'''

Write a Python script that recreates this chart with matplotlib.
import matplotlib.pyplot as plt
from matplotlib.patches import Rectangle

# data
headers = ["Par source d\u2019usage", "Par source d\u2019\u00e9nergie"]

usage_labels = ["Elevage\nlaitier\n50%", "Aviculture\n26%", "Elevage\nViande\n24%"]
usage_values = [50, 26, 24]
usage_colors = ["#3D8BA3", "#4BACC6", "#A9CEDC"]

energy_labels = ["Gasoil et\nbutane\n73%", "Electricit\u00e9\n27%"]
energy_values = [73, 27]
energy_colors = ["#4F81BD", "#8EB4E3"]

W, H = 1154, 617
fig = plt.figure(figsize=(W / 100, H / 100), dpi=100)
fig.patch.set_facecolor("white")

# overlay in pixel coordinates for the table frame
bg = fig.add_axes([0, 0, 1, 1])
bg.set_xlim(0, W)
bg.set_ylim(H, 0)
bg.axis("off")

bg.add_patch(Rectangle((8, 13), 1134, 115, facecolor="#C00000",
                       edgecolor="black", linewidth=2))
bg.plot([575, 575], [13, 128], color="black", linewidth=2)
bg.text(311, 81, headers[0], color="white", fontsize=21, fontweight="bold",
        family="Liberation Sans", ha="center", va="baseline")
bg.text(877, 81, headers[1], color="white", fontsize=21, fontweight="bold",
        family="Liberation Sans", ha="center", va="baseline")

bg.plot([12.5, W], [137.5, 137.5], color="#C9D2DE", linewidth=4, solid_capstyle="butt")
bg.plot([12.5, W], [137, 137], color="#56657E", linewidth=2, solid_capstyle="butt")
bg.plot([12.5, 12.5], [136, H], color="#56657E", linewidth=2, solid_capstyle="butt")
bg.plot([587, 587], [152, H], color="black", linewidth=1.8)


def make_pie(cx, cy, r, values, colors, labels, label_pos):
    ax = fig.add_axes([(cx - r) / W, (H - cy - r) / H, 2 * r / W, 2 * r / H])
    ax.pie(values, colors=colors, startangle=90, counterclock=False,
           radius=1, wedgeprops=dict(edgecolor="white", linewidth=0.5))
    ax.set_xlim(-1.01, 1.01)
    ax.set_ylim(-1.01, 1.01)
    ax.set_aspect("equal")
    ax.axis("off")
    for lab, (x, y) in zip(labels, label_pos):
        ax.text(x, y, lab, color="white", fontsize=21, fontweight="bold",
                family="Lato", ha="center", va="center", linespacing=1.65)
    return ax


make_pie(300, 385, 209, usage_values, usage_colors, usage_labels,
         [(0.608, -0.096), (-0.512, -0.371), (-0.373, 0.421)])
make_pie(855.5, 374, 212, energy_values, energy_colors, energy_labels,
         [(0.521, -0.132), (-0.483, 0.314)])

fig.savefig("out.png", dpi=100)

'''

TASK BRIEF
Make an exact copy of the listing, including every line.

SOLVED PROBLEM
Write a Python script that recreates this chart with matplotlib.
import matplotlib.pyplot as plt
from matplotlib.patches import Rectangle

# data
headers = ["Par source d\u2019usage", "Par source d\u2019\u00e9nergie"]

usage_labels = ["Elevage\nlaitier\n50%", "Aviculture\n26%", "Elevage\nViande\n24%"]
usage_values = [50, 26, 24]
usage_colors = ["#3D8BA3", "#4BACC6", "#A9CEDC"]

energy_labels = ["Gasoil et\nbutane\n73%", "Electricit\u00e9\n27%"]
energy_values = [73, 27]
energy_colors = ["#4F81BD", "#8EB4E3"]

W, H = 1154, 617
fig = plt.figure(figsize=(W / 100, H / 100), dpi=100)
fig.patch.set_facecolor("white")

# overlay in pixel coordinates for the table frame
bg = fig.add_axes([0, 0, 1, 1])
bg.set_xlim(0, W)
bg.set_ylim(H, 0)
bg.axis("off")

bg.add_patch(Rectangle((8, 13), 1134, 115, facecolor="#C00000",
                       edgecolor="black", linewidth=2))
bg.plot([575, 575], [13, 128], color="black", linewidth=2)
bg.text(311, 81, headers[0], color="white", fontsize=21, fontweight="bold",
        family="Liberation Sans", ha="center", va="baseline")
bg.text(877, 81, headers[1], color="white", fontsize=21, fontweight="bold",
        family="Liberation Sans", ha="center", va="baseline")

bg.plot([12.5, W], [137.5, 137.5], color="#C9D2DE", linewidth=4, solid_capstyle="butt")
bg.plot([12.5, W], [137, 137], color="#56657E", linewidth=2, solid_capstyle="butt")
bg.plot([12.5, 12.5], [136, H], color="#56657E", linewidth=2, solid_capstyle="butt")
bg.plot([587, 587], [152, H], color="black", linewidth=1.8)


def make_pie(cx, cy, r, values, colors, labels, label_pos):
    ax = fig.add_axes([(cx - r) / W, (H - cy - r) / H, 2 * r / W, 2 * r / H])
    ax.pie(values, colors=colors, startangle=90, counterclock=False,
           radius=1, wedgeprops=dict(edgecolor="white", linewidth=0.5))
    ax.set_xlim(-1.01, 1.01)
    ax.set_ylim(-1.01, 1.01)
    ax.set_aspect("equal")
    ax.axis("off")
    for lab, (x, y) in zip(labels, label_pos):
        ax.text(x, y, lab, color="white", fontsize=21, fontweight="bold",
                family="Lato", ha="center", va="center", linespacing=1.65)
    return ax


make_pie(300, 385, 209, usage_values, usage_colors, usage_labels,
         [(0.608, -0.096), (-0.512, -0.371), (-0.373, 0.421)])
make_pie(855.5, 374, 212, energy_values, energy_colors, energy_labels,
         [(0.521, -0.132), (-0.483, 0.314)])

fig.savefig("out.png", dpi=100)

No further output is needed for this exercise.